• SHORT PROBLEM
Copy exactly the lines of the records below, and only those lines, beginning with the line that contains "Convert this chart to matplotlib code." and ending with the line that contains "ancho = 943 / W".

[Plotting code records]
*****

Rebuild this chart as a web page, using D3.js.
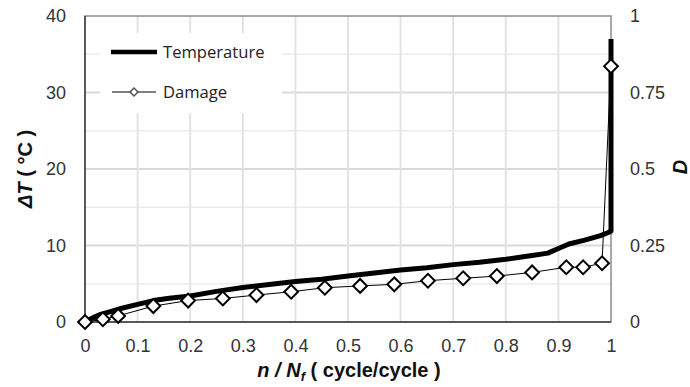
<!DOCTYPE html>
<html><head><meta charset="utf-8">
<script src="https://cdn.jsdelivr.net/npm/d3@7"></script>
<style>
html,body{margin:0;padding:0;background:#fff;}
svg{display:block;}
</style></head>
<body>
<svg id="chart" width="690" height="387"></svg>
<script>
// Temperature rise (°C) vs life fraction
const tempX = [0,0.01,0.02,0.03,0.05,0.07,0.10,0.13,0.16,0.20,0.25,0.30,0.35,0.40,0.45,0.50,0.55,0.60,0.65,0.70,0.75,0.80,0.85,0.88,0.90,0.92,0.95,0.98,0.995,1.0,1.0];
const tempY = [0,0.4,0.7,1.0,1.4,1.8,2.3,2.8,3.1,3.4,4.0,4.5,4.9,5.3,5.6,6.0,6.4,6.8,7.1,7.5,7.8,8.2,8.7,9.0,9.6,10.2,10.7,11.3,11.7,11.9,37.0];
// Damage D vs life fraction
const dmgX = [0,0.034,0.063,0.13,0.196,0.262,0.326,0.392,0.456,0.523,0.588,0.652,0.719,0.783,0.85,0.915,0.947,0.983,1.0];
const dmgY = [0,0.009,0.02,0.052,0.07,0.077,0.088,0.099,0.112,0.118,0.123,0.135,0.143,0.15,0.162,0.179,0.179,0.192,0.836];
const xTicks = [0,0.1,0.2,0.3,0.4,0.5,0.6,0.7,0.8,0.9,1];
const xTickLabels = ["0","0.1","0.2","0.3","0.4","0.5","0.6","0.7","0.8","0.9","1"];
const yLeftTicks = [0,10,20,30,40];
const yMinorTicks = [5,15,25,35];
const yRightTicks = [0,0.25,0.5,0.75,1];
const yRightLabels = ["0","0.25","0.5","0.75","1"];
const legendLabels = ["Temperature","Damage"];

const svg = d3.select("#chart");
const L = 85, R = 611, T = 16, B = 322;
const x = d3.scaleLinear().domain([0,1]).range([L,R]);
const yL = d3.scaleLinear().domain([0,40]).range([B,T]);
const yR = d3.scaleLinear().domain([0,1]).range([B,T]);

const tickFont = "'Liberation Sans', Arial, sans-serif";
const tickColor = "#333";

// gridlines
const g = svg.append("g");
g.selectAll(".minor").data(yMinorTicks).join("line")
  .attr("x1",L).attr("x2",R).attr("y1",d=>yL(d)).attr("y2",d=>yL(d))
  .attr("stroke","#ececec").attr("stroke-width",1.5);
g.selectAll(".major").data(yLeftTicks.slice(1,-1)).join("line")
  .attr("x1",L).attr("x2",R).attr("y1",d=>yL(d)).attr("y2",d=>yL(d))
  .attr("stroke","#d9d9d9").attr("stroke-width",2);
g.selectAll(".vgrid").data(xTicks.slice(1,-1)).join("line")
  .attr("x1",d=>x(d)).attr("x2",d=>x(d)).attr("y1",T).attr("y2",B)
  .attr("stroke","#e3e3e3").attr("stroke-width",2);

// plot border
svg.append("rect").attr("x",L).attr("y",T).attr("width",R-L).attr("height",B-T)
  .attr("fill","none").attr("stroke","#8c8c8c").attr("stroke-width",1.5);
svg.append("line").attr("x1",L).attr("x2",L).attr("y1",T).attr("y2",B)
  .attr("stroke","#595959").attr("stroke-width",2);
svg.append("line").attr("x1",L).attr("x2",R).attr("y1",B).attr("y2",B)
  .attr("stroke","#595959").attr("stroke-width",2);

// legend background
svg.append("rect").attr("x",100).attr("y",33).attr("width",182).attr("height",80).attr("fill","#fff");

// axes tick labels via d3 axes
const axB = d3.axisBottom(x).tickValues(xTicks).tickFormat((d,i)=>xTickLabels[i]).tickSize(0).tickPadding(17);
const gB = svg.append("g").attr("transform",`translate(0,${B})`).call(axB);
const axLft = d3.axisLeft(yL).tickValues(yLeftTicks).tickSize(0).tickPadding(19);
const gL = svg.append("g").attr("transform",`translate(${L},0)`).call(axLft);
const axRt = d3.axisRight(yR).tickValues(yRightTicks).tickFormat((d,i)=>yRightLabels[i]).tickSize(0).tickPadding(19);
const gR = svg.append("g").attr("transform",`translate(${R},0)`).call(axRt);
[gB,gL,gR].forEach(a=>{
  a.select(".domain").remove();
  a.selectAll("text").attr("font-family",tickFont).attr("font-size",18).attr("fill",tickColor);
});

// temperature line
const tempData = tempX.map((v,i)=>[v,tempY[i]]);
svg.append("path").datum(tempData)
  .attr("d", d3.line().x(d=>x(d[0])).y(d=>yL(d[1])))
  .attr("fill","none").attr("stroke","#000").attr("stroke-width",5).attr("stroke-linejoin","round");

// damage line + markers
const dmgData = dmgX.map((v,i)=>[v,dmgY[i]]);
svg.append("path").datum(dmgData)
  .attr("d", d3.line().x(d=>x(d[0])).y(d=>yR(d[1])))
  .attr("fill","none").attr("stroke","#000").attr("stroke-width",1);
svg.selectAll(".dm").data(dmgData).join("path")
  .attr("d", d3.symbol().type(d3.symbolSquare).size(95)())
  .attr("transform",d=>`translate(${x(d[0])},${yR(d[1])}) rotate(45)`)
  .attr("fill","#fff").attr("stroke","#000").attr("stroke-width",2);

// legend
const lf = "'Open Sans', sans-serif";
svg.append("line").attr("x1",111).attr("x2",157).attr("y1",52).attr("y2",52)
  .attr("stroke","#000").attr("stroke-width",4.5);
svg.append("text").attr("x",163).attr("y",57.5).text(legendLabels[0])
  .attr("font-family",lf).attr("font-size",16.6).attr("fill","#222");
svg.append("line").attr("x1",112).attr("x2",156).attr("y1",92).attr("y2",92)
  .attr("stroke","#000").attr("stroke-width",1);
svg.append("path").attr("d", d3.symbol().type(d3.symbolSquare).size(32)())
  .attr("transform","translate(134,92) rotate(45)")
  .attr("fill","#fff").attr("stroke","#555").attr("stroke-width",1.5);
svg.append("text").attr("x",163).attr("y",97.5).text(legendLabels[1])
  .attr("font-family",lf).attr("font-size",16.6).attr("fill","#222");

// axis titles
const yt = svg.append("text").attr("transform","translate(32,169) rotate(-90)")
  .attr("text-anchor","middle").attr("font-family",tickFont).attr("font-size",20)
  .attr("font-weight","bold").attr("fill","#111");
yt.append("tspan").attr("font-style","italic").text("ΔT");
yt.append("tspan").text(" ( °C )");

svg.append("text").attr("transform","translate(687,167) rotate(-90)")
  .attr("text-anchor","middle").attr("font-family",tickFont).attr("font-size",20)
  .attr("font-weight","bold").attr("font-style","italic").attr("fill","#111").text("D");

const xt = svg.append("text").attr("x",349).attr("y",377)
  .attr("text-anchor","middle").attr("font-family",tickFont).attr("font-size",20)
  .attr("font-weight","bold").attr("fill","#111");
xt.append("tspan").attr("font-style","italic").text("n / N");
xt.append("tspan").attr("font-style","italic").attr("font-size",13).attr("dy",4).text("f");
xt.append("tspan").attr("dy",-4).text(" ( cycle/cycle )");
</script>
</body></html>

*****

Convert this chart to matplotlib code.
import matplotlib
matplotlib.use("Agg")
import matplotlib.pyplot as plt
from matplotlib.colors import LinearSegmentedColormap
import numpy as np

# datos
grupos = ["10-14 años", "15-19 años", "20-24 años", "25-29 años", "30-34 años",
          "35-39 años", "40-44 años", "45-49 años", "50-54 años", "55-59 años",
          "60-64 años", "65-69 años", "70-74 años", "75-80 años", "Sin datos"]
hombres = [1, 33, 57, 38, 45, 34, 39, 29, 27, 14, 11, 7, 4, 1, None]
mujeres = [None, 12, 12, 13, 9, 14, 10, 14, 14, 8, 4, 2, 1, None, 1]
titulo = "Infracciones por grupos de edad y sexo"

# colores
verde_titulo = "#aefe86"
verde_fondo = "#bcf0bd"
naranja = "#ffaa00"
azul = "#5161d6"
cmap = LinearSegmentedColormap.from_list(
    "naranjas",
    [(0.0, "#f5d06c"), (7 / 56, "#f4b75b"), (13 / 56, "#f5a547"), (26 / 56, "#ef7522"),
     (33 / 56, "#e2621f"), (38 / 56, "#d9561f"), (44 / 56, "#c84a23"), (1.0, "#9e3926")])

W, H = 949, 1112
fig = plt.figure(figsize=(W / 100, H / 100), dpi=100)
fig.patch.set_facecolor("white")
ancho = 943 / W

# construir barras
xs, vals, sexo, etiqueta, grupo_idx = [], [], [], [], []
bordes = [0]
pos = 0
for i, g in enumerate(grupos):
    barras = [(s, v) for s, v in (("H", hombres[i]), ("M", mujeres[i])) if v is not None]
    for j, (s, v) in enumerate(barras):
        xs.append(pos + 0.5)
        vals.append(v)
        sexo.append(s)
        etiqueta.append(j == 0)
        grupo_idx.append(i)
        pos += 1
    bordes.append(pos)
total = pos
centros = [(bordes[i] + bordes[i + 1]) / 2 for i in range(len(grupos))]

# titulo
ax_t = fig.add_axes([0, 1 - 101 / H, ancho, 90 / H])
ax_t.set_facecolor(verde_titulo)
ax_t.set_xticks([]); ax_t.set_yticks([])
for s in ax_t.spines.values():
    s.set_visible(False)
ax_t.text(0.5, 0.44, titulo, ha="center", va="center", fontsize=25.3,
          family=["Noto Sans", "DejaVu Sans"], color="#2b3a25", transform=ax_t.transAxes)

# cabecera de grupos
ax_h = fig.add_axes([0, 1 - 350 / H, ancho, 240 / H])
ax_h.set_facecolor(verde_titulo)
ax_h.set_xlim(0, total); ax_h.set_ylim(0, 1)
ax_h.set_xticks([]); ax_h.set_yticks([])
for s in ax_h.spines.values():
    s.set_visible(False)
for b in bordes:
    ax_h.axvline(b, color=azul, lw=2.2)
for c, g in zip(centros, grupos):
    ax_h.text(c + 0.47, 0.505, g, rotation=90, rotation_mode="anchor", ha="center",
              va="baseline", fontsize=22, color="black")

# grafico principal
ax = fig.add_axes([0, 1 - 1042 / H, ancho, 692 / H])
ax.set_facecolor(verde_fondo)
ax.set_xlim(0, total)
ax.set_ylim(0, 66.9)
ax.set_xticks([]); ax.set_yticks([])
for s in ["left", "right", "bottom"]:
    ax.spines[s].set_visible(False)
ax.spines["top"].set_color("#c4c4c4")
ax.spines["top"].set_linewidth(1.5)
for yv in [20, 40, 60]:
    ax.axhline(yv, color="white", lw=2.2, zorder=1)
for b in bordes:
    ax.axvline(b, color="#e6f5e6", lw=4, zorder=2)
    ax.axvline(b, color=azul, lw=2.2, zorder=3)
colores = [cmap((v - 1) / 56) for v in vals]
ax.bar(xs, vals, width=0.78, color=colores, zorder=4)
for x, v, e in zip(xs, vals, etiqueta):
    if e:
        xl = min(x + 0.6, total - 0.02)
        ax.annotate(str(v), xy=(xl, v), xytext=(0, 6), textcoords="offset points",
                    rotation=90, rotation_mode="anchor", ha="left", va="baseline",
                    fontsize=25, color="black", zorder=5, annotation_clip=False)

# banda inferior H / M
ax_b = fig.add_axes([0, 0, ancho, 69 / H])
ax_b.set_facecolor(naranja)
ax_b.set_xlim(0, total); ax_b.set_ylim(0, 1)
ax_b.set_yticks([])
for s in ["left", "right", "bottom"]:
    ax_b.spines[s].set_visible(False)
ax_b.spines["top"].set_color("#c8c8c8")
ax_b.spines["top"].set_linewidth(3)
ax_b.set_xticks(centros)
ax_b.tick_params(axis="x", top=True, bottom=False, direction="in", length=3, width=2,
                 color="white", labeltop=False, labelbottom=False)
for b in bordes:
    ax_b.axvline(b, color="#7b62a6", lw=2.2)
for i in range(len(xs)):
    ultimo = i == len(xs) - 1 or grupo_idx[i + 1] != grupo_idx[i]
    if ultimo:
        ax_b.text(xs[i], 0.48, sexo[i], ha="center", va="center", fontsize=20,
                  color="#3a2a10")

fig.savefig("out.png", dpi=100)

*****

• EXERCISE RESULT
Convert this chart to matplotlib code.
import matplotlib
matplotlib.use("Agg")
import matplotlib.pyplot as plt
from matplotlib.colors import LinearSegmentedColormap
import numpy as np

# datos
grupos = ["10-14 años", "15-19 años", "20-24 años", "25-29 años", "30-34 años",
          "35-39 años", "40-44 años", "45-49 años", "50-54 años", "55-59 años",
          "60-64 años", "65-69 años", "70-74 años", "75-80 años", "Sin datos"]
hombres = [1, 33, 57, 38, 45, 34, 39, 29, 27, 14, 11, 7, 4, 1, None]
mujeres = [None, 12, 12, 13, 9, 14, 10, 14, 14, 8, 4, 2, 1, None, 1]
titulo = "Infracciones por grupos de edad y sexo"

# colores
verde_titulo = "#aefe86"
verde_fondo = "#bcf0bd"
naranja = "#ffaa00"
azul = "#5161d6"
cmap = LinearSegmentedColormap.from_list(
    "naranjas",
    [(0.0, "#f5d06c"), (7 / 56, "#f4b75b"), (13 / 56, "#f5a547"), (26 / 56, "#ef7522"),
     (33 / 56, "#e2621f"), (38 / 56, "#d9561f"), (44 / 56, "#c84a23"), (1.0, "#9e3926")])

W, H = 949, 1112
fig = plt.figure(figsize=(W / 100, H / 100), dpi=100)
fig.patch.set_facecolor("white")
ancho = 943 / W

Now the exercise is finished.